Wednesday, November 7, 2012

We Must Reform Our Election System


We have just witnessed the most obscene election in American history.  Obscene in the sense that $2.6 billion was spent on the presidential race.  Obscene in that the Supreme Court’s decision that money = speech gives new meaning to the phrase, money talks.  Obscene in that the Supreme Court’s decision that corporations are people entitled to their right of free speech meant that corporations as well as individuals could spend unlimited amounts of money in support of their preferred candidate.  

Obscene in that the principle of one man, one vote has been distorted because of the power of a small number of individuals and corporations to greatly impact the outcome due to the influence of their advertising dollars.  Obscene because even in a race with such clear differences between the two candidates and their positions, we have strayed far from the idea that free speech and elections in our democracy is about the contest of ideas.  This was a campaign based on slogans, which are not ideas.  Ideas require understanding, and there was no attempt at any stage of the process to provide voters with an understanding of the competing positions.

If we wish to save our democracy then we need to reform the electoral process.  The underlying principle is simple ... remove the influence of private funds from the election.  The campaigns would be financed by public funds, and outside PACs would be strictly regulated so that no individual or corporation could contribute more than a small amount of money to such efforts.

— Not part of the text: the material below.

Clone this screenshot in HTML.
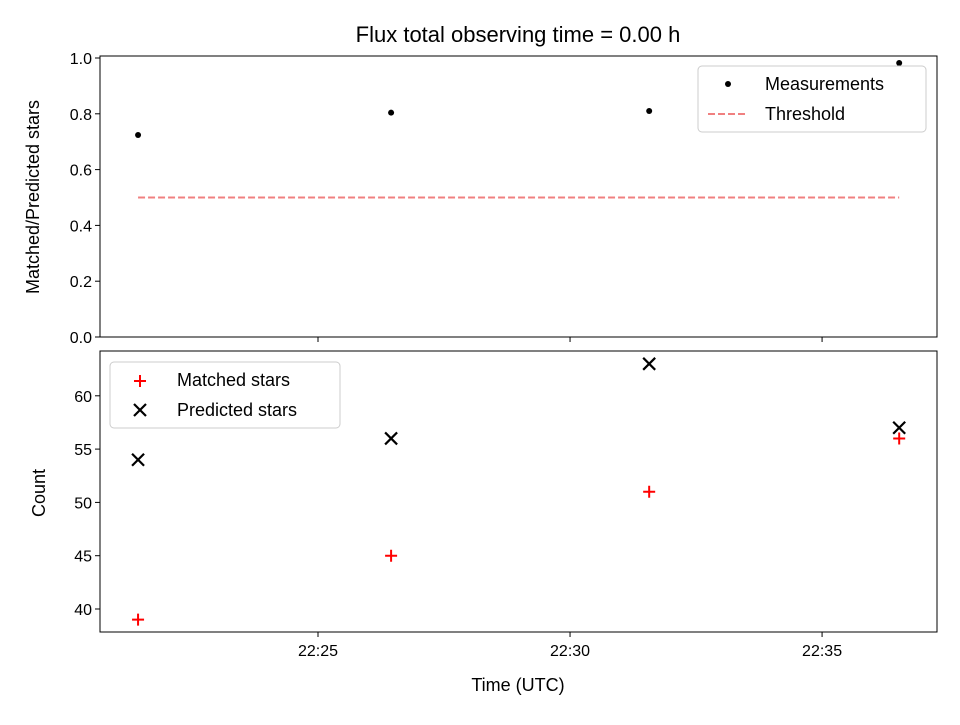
<!DOCTYPE html>
<html><head><meta charset="utf-8"><style>
html,body{margin:0;padding:0;background:#fff;}
svg text{font-family:"Liberation Sans","DejaVu Sans",sans-serif;fill:#000;}
</style></head><body>
<svg id="chart" width="960" height="720" xmlns="http://www.w3.org/2000/svg">
<rect width="960" height="720" fill="#fff"/>
<text x="518" y="42" font-size="22" text-anchor="middle">Flux total observing time = 0.00 h</text>
<g id="topPanel"></g>
<g id="botPanel"></g>
<text x="518" y="691" font-size="18" text-anchor="middle">Time (UTC)</text>
<text transform="translate(39,197) rotate(-90)" font-size="18" text-anchor="middle">Matched/Predicted stars</text>
<text transform="translate(45,493) rotate(-90)" font-size="18" text-anchor="middle">Count</text>
</svg>
<script>
const times = [21.43, 26.45, 31.57, 36.53]; // minutes after 22:00
const ratios = [0.724, 0.804, 0.810, 0.982];
const matched = [39, 45, 51, 56];
const predicted = [54, 56, 63, 57];
const threshold = 0.5;
const xTicks = [25, 30, 35];
const xTickLabels = ["22:25", "22:30", "22:35"];
const topTicks = [0, 0.2, 0.4, 0.6, 0.8, 1.0];
const botTicks = [40, 45, 50, 55, 60];

const NS = "http://www.w3.org/2000/svg";
function mk(parent, tag, attrs, text) {
  const e = document.createElementNS(NS, tag);
  for (const k in attrs) e.setAttribute(k, attrs[k]);
  if (text !== undefined) e.textContent = text;
  parent.appendChild(e);
  return e;
}
const L = 100, R = 937;
const x = m => L + (m - 20.675) / (37.28 - 20.675) * (R - L);
const yT = v => 337 - v * 279;
const yB = v => 609 - (v - 40) * (53.3 / 5);

const topG = document.getElementById('topPanel');
const botG = document.getElementById('botPanel');

function frame(g, y0, y1, name) {
  const r = mk(g, 'rect', {x: L, y: y0, width: R - L, height: y1 - y0, fill: 'none', stroke: '#000', 'stroke-width': 1});
  
  
}
frame(topG, 56, 337, 'top-axes-frame');
frame(botG, 351, 632, 'bottom-axes-frame');

xTicks.forEach((t, i) => {
  const l1 = mk(topG, 'line', {x1: x(t), x2: x(t), y1: 337, y2: 342, stroke: '#000'});
  
  
  const l2 = mk(botG, 'line', {x1: x(t), x2: x(t), y1: 632, y2: 637, stroke: '#000'});
  
  
  const tx = mk(botG, 'text', {x: x(t), y: 656, 'font-size': 16, 'text-anchor': 'middle'}, xTickLabels[i]);
  
  
});
topTicks.forEach(t => {
  const l = mk(topG, 'line', {x1: L - 5, x2: L, y1: yT(t), y2: yT(t), stroke: '#000'});
  
  
  const tx = mk(topG, 'text', {x: L - 8, y: yT(t) + 6, 'font-size': 16, 'text-anchor': 'end'}, t.toFixed(1));
  
  
});
botTicks.forEach(t => {
  const l = mk(botG, 'line', {x1: L - 5, x2: L, y1: yB(t), y2: yB(t), stroke: '#000'});
  
  
  const tx = mk(botG, 'text', {x: L - 8, y: yB(t) + 6, 'font-size': 16, 'text-anchor': 'end'}, String(t));
  
  
});

const th = mk(topG, 'line', {x1: x(times[0]), x2: x(times[times.length - 1]), y1: yT(threshold), y2: yT(threshold), stroke: '#f08080', 'stroke-width': 2, 'stroke-dasharray': '7,3'});



times.forEach((t, i) => {
  const c = mk(topG, 'circle', {cx: x(t), cy: yT(ratios[i]), r: 3, fill: '#000'});
  
  
  const px = x(t), pm = yB(matched[i]);
  const p = mk(botG, 'path', {d: `M${px-6},${pm}H${px+6}M${px},${pm-6}V${pm+6}`, stroke: '#f00', 'stroke-width': 2, fill: 'none'});
  
  
  const pp = yB(predicted[i]);
  const q = mk(botG, 'path', {d: `M${px-6},${pp-6}L${px+6},${pp+6}M${px-6},${pp+6}L${px+6},${pp-6}`, stroke: '#000', 'stroke-width': 2.2, fill: 'none'});
  
  
});

const lg1 = mk(topG, 'g', {});


mk(lg1, 'rect', {x: 698, y: 66, width: 228, height: 66, rx: 4, fill: '#fff', stroke: '#ccc'});
mk(lg1, 'circle', {cx: 728, cy: 84, r: 3, fill: '#000'});
mk(lg1, 'text', {x: 765, y: 90, 'font-size': 18}, 'Measurements');
mk(lg1, 'line', {x1: 708, x2: 748, y1: 114, y2: 114, stroke: '#f08080', 'stroke-width': 2, 'stroke-dasharray': '7,3'});
mk(lg1, 'text', {x: 765, y: 120, 'font-size': 18}, 'Threshold');

const lg2 = mk(botG, 'g', {});


mk(lg2, 'rect', {x: 110, y: 362, width: 230, height: 66, rx: 4, fill: '#fff', stroke: '#ccc'});
mk(lg2, 'path', {d: 'M134,381H146M140,375V387', stroke: '#f00', 'stroke-width': 2});
mk(lg2, 'text', {x: 177, y: 386, 'font-size': 18}, 'Matched stars');
mk(lg2, 'path', {d: 'M134,404L146,416M134,416L146,404', stroke: '#000', 'stroke-width': 2.2});
mk(lg2, 'text', {x: 177, y: 416, 'font-size': 18}, 'Predicted stars');
</script>
</body></html>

Such a system would entail a different approach to the campaigns.  No longer would they be premised on huge television ad campaigns with their resulting huge budgets and empty sound bites.  Instead we would have a true contest of ideas.  The candidates would have a certain amount of free air time on the radio and television to present their positions to the American people.  There would continue to be debates, but with a difference.  The moderators would have the authority to challenge the candidates when they provide misleading or factually incorrect answers.

Further, federal elections should be governed by federal, that is to say uniform, rules.  States can make their own rules for state elections, but the rules for elections for federal office should be the same regardless the state ... this includes the form of the ballot and type of voting machines.  Also, redistricting should be done by state nonpartisan or bipartisan commissions following federal guidelines.  Candidates need to be on the same footing everywhere and all citizens must be assured of the uniformity and fairness of the process.

Unfortunately, I can’t imagine such basic reforms ever being enacted by Congress.  The interests arrayed against such reforms are simply too powerful and entrenched.  

But at least such reform needs to become part of the public discussion.  Someone in Congress needs to have the guts make this his or her cause.  And perhaps one day, just as public opinion has evolved on other matters. the public will come to demand such reform and the politicians will have to comply.